Copy out the data below from the line containing "Reproduce this diagram with TikZ." to the line containing "(hOff) at (1127,60)", both lines included, with all images left out.
━━━━
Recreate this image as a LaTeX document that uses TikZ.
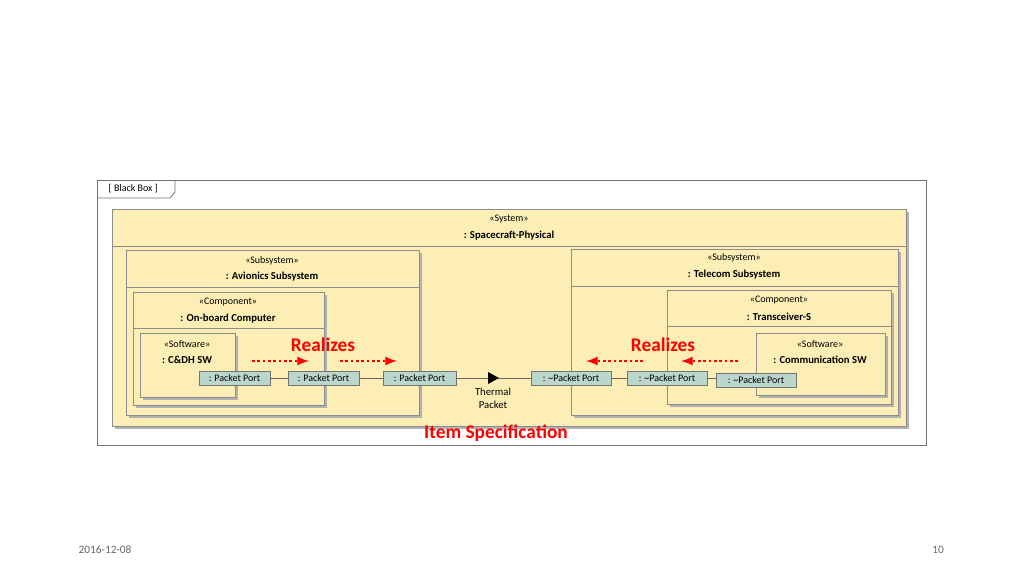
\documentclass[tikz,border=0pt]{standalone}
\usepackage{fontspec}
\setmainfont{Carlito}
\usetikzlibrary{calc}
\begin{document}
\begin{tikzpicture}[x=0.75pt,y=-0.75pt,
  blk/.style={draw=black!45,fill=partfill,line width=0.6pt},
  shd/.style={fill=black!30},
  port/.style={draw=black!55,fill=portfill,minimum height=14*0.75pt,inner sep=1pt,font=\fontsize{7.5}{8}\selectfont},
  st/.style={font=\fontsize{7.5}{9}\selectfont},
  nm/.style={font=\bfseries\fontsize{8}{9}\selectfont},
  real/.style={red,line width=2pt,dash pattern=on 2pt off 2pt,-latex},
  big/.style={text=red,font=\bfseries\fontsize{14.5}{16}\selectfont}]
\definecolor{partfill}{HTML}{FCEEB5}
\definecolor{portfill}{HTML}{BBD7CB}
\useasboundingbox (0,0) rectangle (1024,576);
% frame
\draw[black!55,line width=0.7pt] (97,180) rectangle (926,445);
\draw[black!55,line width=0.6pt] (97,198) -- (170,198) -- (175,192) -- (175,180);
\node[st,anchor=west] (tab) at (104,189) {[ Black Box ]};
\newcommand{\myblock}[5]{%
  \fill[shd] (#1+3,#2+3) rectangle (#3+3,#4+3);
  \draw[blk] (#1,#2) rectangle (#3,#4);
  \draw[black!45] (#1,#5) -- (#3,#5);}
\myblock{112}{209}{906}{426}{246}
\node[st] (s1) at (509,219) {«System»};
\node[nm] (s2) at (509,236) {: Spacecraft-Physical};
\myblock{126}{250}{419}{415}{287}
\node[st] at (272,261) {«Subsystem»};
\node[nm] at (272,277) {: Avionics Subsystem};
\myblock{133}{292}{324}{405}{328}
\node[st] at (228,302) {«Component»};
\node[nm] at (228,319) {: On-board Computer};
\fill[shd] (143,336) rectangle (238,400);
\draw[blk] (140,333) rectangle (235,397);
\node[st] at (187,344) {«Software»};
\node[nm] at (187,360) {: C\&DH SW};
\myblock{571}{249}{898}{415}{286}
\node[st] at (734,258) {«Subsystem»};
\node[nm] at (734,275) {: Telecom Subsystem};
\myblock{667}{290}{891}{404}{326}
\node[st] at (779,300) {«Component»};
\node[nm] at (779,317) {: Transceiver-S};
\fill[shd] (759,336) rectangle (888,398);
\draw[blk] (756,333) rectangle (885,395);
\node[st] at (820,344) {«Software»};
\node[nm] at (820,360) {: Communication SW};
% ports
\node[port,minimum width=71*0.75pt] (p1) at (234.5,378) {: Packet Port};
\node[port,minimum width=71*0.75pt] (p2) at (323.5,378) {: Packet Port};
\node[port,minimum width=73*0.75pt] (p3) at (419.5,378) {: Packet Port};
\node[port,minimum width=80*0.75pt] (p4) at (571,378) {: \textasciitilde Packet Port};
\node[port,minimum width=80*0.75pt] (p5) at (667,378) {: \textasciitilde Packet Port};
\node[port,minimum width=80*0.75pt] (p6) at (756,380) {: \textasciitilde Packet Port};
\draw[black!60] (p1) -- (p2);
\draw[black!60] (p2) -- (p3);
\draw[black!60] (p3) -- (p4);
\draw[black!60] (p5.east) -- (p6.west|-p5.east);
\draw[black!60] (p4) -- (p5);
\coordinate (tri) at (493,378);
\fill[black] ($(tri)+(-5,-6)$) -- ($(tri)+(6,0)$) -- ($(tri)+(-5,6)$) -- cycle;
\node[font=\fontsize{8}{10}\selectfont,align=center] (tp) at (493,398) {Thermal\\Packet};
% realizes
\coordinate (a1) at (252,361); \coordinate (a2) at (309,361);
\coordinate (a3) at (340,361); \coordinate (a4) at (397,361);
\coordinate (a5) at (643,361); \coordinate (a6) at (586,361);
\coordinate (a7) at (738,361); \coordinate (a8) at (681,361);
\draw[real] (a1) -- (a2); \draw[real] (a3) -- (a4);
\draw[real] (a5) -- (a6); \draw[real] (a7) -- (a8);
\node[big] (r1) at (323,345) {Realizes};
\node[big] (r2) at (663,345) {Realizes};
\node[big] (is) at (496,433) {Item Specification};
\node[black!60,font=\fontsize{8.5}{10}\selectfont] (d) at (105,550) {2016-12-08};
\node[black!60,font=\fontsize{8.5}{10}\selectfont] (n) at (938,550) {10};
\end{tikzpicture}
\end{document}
━━━━
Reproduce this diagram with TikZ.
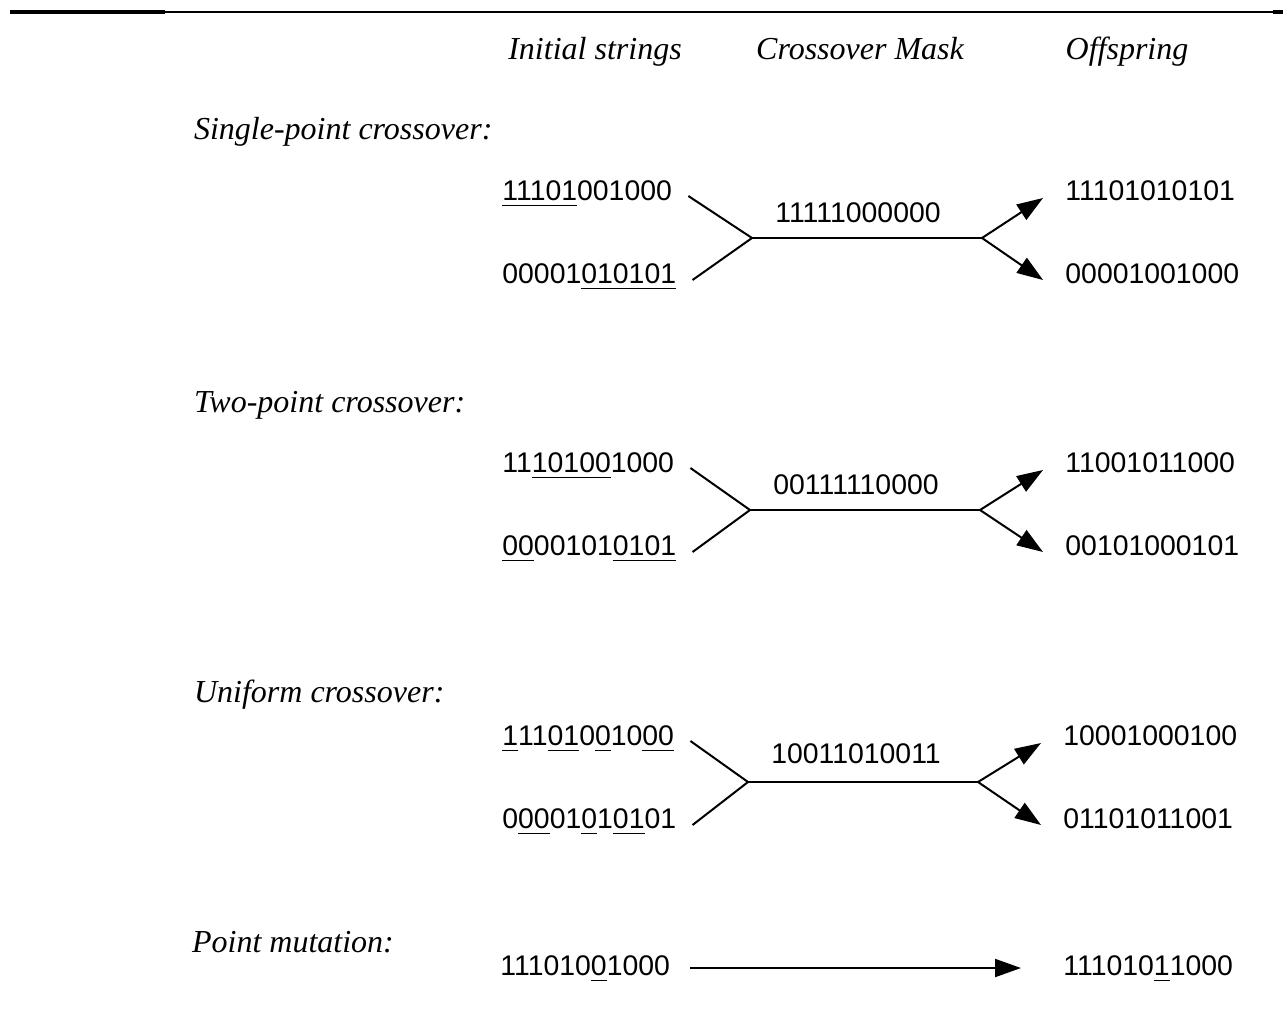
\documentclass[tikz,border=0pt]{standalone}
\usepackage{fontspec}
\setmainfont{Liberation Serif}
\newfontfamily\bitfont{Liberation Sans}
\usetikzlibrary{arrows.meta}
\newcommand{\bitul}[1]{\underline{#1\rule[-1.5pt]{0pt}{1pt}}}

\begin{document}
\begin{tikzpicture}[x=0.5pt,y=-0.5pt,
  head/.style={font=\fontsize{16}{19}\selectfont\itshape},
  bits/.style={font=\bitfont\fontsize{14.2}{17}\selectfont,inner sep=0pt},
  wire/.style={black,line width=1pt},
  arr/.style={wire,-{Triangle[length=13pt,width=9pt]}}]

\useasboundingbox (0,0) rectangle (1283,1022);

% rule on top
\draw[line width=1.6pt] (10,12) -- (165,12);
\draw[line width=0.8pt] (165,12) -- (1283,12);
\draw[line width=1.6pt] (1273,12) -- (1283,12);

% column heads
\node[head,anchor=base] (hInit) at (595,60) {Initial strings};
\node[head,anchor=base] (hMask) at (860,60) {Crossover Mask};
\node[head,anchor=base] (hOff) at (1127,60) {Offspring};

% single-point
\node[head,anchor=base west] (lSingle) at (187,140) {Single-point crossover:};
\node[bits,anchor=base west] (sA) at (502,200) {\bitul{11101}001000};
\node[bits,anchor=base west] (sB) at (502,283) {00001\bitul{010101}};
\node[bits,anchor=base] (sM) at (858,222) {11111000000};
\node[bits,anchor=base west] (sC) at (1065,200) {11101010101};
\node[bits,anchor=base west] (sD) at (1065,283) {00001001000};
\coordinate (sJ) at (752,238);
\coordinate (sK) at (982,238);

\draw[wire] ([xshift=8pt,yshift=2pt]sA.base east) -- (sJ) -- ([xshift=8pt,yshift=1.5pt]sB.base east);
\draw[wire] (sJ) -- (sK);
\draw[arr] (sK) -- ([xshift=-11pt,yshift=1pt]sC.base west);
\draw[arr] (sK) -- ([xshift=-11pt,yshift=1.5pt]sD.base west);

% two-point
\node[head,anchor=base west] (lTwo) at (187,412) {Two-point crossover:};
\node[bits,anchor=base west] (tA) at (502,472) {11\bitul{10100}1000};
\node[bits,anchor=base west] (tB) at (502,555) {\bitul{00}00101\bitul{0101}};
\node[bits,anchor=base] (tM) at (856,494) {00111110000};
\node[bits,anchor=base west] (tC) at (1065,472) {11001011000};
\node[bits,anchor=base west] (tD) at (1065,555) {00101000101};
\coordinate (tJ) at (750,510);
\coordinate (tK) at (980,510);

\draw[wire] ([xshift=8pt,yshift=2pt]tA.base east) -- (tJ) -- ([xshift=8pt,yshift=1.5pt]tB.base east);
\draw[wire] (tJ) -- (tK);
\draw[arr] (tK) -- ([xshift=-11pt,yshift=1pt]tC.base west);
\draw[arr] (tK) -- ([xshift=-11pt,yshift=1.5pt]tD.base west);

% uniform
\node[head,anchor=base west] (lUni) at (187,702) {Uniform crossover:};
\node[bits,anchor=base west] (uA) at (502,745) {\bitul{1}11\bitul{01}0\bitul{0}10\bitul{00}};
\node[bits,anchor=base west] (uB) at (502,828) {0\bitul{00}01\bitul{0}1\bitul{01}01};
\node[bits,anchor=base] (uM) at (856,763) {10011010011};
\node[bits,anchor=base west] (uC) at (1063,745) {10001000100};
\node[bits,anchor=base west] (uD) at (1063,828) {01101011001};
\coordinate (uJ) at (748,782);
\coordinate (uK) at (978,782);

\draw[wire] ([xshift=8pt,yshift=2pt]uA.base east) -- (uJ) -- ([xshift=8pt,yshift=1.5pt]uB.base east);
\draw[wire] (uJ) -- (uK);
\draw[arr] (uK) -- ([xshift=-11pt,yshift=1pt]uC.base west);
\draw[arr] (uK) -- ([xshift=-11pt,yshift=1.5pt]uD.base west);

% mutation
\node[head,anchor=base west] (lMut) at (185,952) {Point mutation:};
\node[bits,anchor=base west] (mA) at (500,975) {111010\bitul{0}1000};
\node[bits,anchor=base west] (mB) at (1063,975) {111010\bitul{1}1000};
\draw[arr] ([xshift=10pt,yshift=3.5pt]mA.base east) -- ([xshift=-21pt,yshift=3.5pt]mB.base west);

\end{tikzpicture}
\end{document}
━━━━
> [RESULT]:
Reproduce this diagram with TikZ.
\documentclass[tikz,border=0pt]{standalone}
\usepackage{fontspec}
\setmainfont{Liberation Serif}
\newfontfamily\bitfont{Liberation Sans}
\usetikzlibrary{arrows.meta}
\newcommand{\bitul}[1]{\underline{#1\rule[-1.5pt]{0pt}{1pt}}}

\begin{document}
\begin{tikzpicture}[x=0.5pt,y=-0.5pt,
  head/.style={font=\fontsize{16}{19}\selectfont\itshape},
  bits/.style={font=\bitfont\fontsize{14.2}{17}\selectfont,inner sep=0pt},
  wire/.style={black,line width=1pt},
  arr/.style={wire,-{Triangle[length=13pt,width=9pt]}}]

\useasboundingbox (0,0) rectangle (1283,1022);

% rule on top
\draw[line width=1.6pt] (10,12) -- (165,12);
\draw[line width=0.8pt] (165,12) -- (1283,12);
\draw[line width=1.6pt] (1273,12) -- (1283,12);

% column heads
\node[head,anchor=base] (hInit) at (595,60) {Initial strings};
\node[head,anchor=base] (hMask) at (860,60) {Crossover Mask};
\node[head,anchor=base] (hOff) at (1127,60) {Offspring};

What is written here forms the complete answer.